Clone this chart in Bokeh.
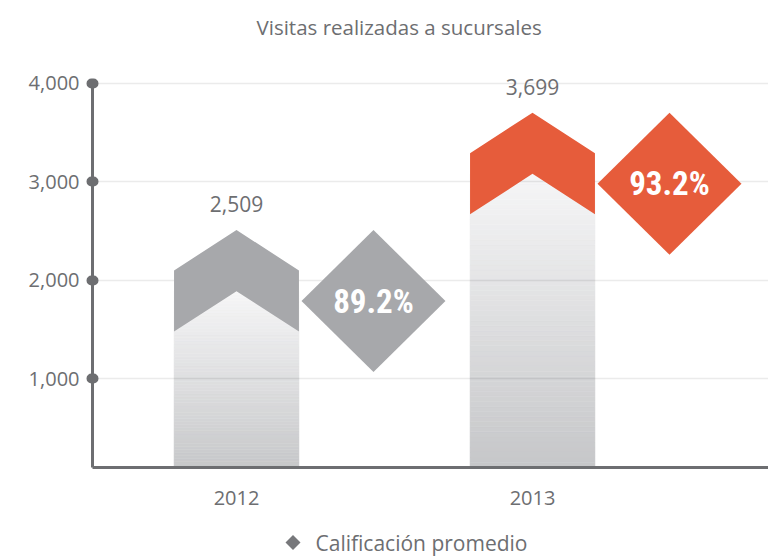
import numpy as np
from bokeh.plotting import figure
from bokeh.layouts import column
from bokeh.models import (LinearAxis, FixedTicker, Range1d, Grid, NumeralTickFormatter)
from bokeh.core.properties import value
from bokeh.embed import file_html
from bokeh.resources import INLINE

# ---------------- data ----------------
years = ["2012", "2013"]
visits = [2509, 3699]
ratings = [89.2, 93.2]
accent = ["#a7a8ab", "#e65c3b"]
y_ticks = [1000, 2000, 3000, 4000]
title_text = "Visitas realizadas a sucursales"
legend_text = "Calificación promedio"

# ---------------- style ----------------
AXIS = "#6d6e71"
TEXT = "#6d6e71"
FONT = "Open Sans"
PCT_FONT = "Roboto Condensed, Liberation Sans Narrow, DejaVu Sans Condensed, Roboto, sans-serif"

W = 768
FRAME_LEFT = 92
# frame: page x 92..W  (2012 at page 236, 2013 at 532)
X_START = 1 - 144 / 296
X_END = X_START + (W - FRAME_LEFT) / 296
Y_START, Y_END = 100, 4320

BAR_HALF = 0.211
NOTCH = 410
BAND = 620
DIA_DX = 0.4628
DIA_HW = 0.2432
DIA_HH = 720
LABEL_GAP = 260
N_STRIPS = 60
GRAD_TOP = np.array([246, 246, 247])
GRAD_BOT = np.array([196, 197, 199])

p = figure(width=W, height=528, output_backend="svg", toolbar_location=None,
           x_range=Range1d(X_START, X_END), y_range=Range1d(Y_START, Y_END),
           x_axis_type=None, y_axis_type=None,
           min_border_left=FRAME_LEFT, min_border_right=0, min_border_top=45,
           min_border_bottom=61)
p.outline_line_color = None
p.background_fill_color = "white"
p.border_fill_color = "white"

# title
p.title.text = title_text
p.title.align = "left"
p.title.offset = 164
p.title.text_font = FONT
p.title.text_font_size = "20.5px"
p.title.text_font_style = "normal"
p.title.text_color = TEXT
p.title.standoff = 21

# grid
grid = Grid(dimension=1, ticker=FixedTicker(ticks=y_ticks),
            grid_line_color="black", grid_line_alpha=0.08, grid_line_width=1.5)
p.add_layout(grid)

# axes (tick marks drawn as round dots)
yaxis = LinearAxis(ticker=FixedTicker(ticks=y_ticks),
                   bounds=(Y_START, max(y_ticks)),
                   formatter=NumeralTickFormatter(format="0,0"),
                   axis_line_color=AXIS, axis_line_width=3,
                   major_tick_line_color=AXIS, major_tick_line_width=10,
                   major_tick_line_cap="round",
                   major_tick_in=1, major_tick_out=1,
                   minor_tick_line_color=None, minor_tick_out=0, minor_tick_in=0,
                   major_label_standoff=12,
                   major_label_text_font=FONT, major_label_text_font_size="20px",
                   major_label_text_color=TEXT)
p.add_layout(yaxis, "left")

xaxis = LinearAxis(ticker=FixedTicker(ticks=[i + 1 for i in range(len(years))]),
                   major_label_overrides={i + 1: y for i, y in enumerate(years)},
                   axis_line_color=AXIS, axis_line_width=3,
                   major_tick_line_color=None, minor_tick_line_color=None,
                   major_tick_out=0, major_tick_in=0, minor_tick_out=0,
                   major_label_standoff=23,
                   major_label_text_font=FONT, major_label_text_font_size="20px",
                   major_label_text_color=TEXT)
p.add_layout(xaxis, "below")

# bars: gradient body + chevron band
for i, v in enumerate(visits):
    xc = i + 1
    g_top = v - BAND
    edges = np.linspace(0, g_top, N_STRIPS + 1)
    fr = (edges[:-1] + edges[1:]) / 2 / g_top
    cols = ["#%02x%02x%02x" % tuple(int(round(c)) for c in (GRAD_BOT + (GRAD_TOP - GRAD_BOT) * f)) for f in fr]
    p.quad(left=[xc - BAR_HALF] * N_STRIPS, right=[xc + BAR_HALF] * N_STRIPS,
           bottom=list(edges[:-1]), top=list(edges[1:]), fill_color=cols, line_color=cols,
           line_width=0.5, level="image")

band_xs, band_ys, dia_xs, dia_ys = [], [], [], []
for i, v in enumerate(visits):
    xc = i + 1
    L, R = xc - BAR_HALF, xc + BAR_HALF
    band_xs.append([L, xc, R, R, xc, L])
    band_ys.append([v - NOTCH, v, v - NOTCH, v - NOTCH - BAND, v - BAND, v - NOTCH - BAND])
    cx = xc + DIA_DX
    dia_xs.append([cx - DIA_HW, cx, cx + DIA_HW, cx])
    dia_ys.append([v - DIA_HH, v, v - DIA_HH, v - 2 * DIA_HH])

p.patches(band_xs, band_ys, fill_color=accent, line_color=None)
p.patches(dia_xs, dia_ys, fill_color=accent, line_color=None)

# percentage text
p.text(x=[i + 1 + DIA_DX for i in range(len(ratings))],
       y=[v - DIA_HH for v in visits],
       text=[f"{r:.1f}%" for r in ratings],
       text_color="white", text_font=value(PCT_FONT), text_font_style="bold",
       text_font_size="33px", text_align="center", text_baseline="middle")

# value labels
p.text(x=[i + 1 for i in range(len(visits))],
       y=[v + LABEL_GAP for v in visits],
       text=[f"{v:,}" for v in visits],
       text_color=TEXT, text_font=value(FONT), text_font_size="21px",
       text_align="center", text_baseline="middle")

# legend row (separate strip below the chart; its frame is aligned with the
# main frame, so the x range is expressed in page pixels FRAME_LEFT..W)
leg = figure(width=W, height=28, output_backend="svg", toolbar_location=None,
             x_range=Range1d(FRAME_LEFT, W), y_range=Range1d(0, 28),
             x_axis_type=None, y_axis_type=None,
             min_border_left=FRAME_LEFT, min_border_right=0, min_border_top=0,
             min_border_bottom=0)
leg.outline_line_color = None
leg.grid.visible = False
leg.scatter(x=[292.5], y=[14], marker="square", angle=np.pi / 4, size=10.6,
            color="#77787b", line_color=None)
leg.text(x=[315], y=[14], text=[legend_text], text_color=TEXT,
         text_font=value(FONT), text_font_size="21px",
         text_align="left", text_baseline="middle")

open("out.html", "w").write(file_html(column(p, leg, spacing=0), INLINE))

——————————

- Short exercise
Would you set down the listing exactly, omitting pictures?

- Exercise answer
Clone this chart in Bokeh.
import numpy as np
from bokeh.plotting import figure
from bokeh.layouts import column
from bokeh.models import (LinearAxis, FixedTicker, Range1d, Grid, NumeralTickFormatter)
from bokeh.core.properties import value
from bokeh.embed import file_html
from bokeh.resources import INLINE

# ---------------- data ----------------
years = ["2012", "2013"]
visits = [2509, 3699]
ratings = [89.2, 93.2]
accent = ["#a7a8ab", "#e65c3b"]
y_ticks = [1000, 2000, 3000, 4000]
title_text = "Visitas realizadas a sucursales"
legend_text = "Calificación promedio"

# ---------------- style ----------------
AXIS = "#6d6e71"
TEXT = "#6d6e71"
FONT = "Open Sans"
PCT_FONT = "Roboto Condensed, Liberation Sans Narrow, DejaVu Sans Condensed, Roboto, sans-serif"

W = 768
FRAME_LEFT = 92
# frame: page x 92..W  (2012 at page 236, 2013 at 532)
X_START = 1 - 144 / 296
X_END = X_START + (W - FRAME_LEFT) / 296
Y_START, Y_END = 100, 4320

BAR_HALF = 0.211
NOTCH = 410
BAND = 620
DIA_DX = 0.4628
DIA_HW = 0.2432
DIA_HH = 720
LABEL_GAP = 260
N_STRIPS = 60
GRAD_TOP = np.array([246, 246, 247])
GRAD_BOT = np.array([196, 197, 199])

p = figure(width=W, height=528, output_backend="svg", toolbar_location=None,
           x_range=Range1d(X_START, X_END), y_range=Range1d(Y_START, Y_END),
           x_axis_type=None, y_axis_type=None,
           min_border_left=FRAME_LEFT, min_border_right=0, min_border_top=45,
           min_border_bottom=61)
p.outline_line_color = None
p.background_fill_color = "white"
p.border_fill_color = "white"

# title
p.title.text = title_text
p.title.align = "left"
p.title.offset = 164
p.title.text_font = FONT
p.title.text_font_size = "20.5px"
p.title.text_font_style = "normal"
p.title.text_color = TEXT
p.title.standoff = 21

# grid
grid = Grid(dimension=1, ticker=FixedTicker(ticks=y_ticks),
            grid_line_color="black", grid_line_alpha=0.08, grid_line_width=1.5)
p.add_layout(grid)

# axes (tick marks drawn as round dots)
yaxis = LinearAxis(ticker=FixedTicker(ticks=y_ticks),
                   bounds=(Y_START, max(y_ticks)),
                   formatter=NumeralTickFormatter(format="0,0"),
                   axis_line_color=AXIS, axis_line_width=3,
                   major_tick_line_color=AXIS, major_tick_line_width=10,
                   major_tick_line_cap="round",
                   major_tick_in=1, major_tick_out=1,
                   minor_tick_line_color=None, minor_tick_out=0, minor_tick_in=0,
                   major_label_standoff=12,
                   major_label_text_font=FONT, major_label_text_font_size="20px",
                   major_label_text_color=TEXT)
p.add_layout(yaxis, "left")

xaxis = LinearAxis(ticker=FixedTicker(ticks=[i + 1 for i in range(len(years))]),
                   major_label_overrides={i + 1: y for i, y in enumerate(years)},
                   axis_line_color=AXIS, axis_line_width=3,
                   major_tick_line_color=None, minor_tick_line_color=None,
                   major_tick_out=0, major_tick_in=0, minor_tick_out=0,
                   major_label_standoff=23,
                   major_label_text_font=FONT, major_label_text_font_size="20px",
                   major_label_text_color=TEXT)
p.add_layout(xaxis, "below")

# bars: gradient body + chevron band
for i, v in enumerate(visits):
    xc = i + 1
    g_top = v - BAND
    edges = np.linspace(0, g_top, N_STRIPS + 1)
    fr = (edges[:-1] + edges[1:]) / 2 / g_top
    cols = ["#%02x%02x%02x" % tuple(int(round(c)) for c in (GRAD_BOT + (GRAD_TOP - GRAD_BOT) * f)) for f in fr]
    p.quad(left=[xc - BAR_HALF] * N_STRIPS, right=[xc + BAR_HALF] * N_STRIPS,
           bottom=list(edges[:-1]), top=list(edges[1:]), fill_color=cols, line_color=cols,
           line_width=0.5, level="image")

band_xs, band_ys, dia_xs, dia_ys = [], [], [], []
for i, v in enumerate(visits):
    xc = i + 1
    L, R = xc - BAR_HALF, xc + BAR_HALF
    band_xs.append([L, xc, R, R, xc, L])
    band_ys.append([v - NOTCH, v, v - NOTCH, v - NOTCH - BAND, v - BAND, v - NOTCH - BAND])
    cx = xc + DIA_DX
    dia_xs.append([cx - DIA_HW, cx, cx + DIA_HW, cx])
    dia_ys.append([v - DIA_HH, v, v - DIA_HH, v - 2 * DIA_HH])

p.patches(band_xs, band_ys, fill_color=accent, line_color=None)
p.patches(dia_xs, dia_ys, fill_color=accent, line_color=None)

# percentage text
p.text(x=[i + 1 + DIA_DX for i in range(len(ratings))],
       y=[v - DIA_HH for v in visits],
       text=[f"{r:.1f}%" for r in ratings],
       text_color="white", text_font=value(PCT_FONT), text_font_style="bold",
       text_font_size="33px", text_align="center", text_baseline="middle")

# value labels
p.text(x=[i + 1 for i in range(len(visits))],
       y=[v + LABEL_GAP for v in visits],
       text=[f"{v:,}" for v in visits],
       text_color=TEXT, text_font=value(FONT), text_font_size="21px",
       text_align="center", text_baseline="middle")

# legend row (separate strip below the chart; its frame is aligned with the
# main frame, so the x range is expressed in page pixels FRAME_LEFT..W)
leg = figure(width=W, height=28, output_backend="svg", toolbar_location=None,
             x_range=Range1d(FRAME_LEFT, W), y_range=Range1d(0, 28),
             x_axis_type=None, y_axis_type=None,
             min_border_left=FRAME_LEFT, min_border_right=0, min_border_top=0,
             min_border_bottom=0)
leg.outline_line_color = None
leg.grid.visible = False
leg.scatter(x=[292.5], y=[14], marker="square", angle=np.pi / 4, size=10.6,
            color="#77787b", line_color=None)
leg.text(x=[315], y=[14], text=[legend_text], text_color=TEXT,
         text_font=value(FONT), text_font_size="21px",
         text_align="left", text_baseline="middle")

open("out.html", "w").write(file_html(column(p, leg, spacing=0), INLINE))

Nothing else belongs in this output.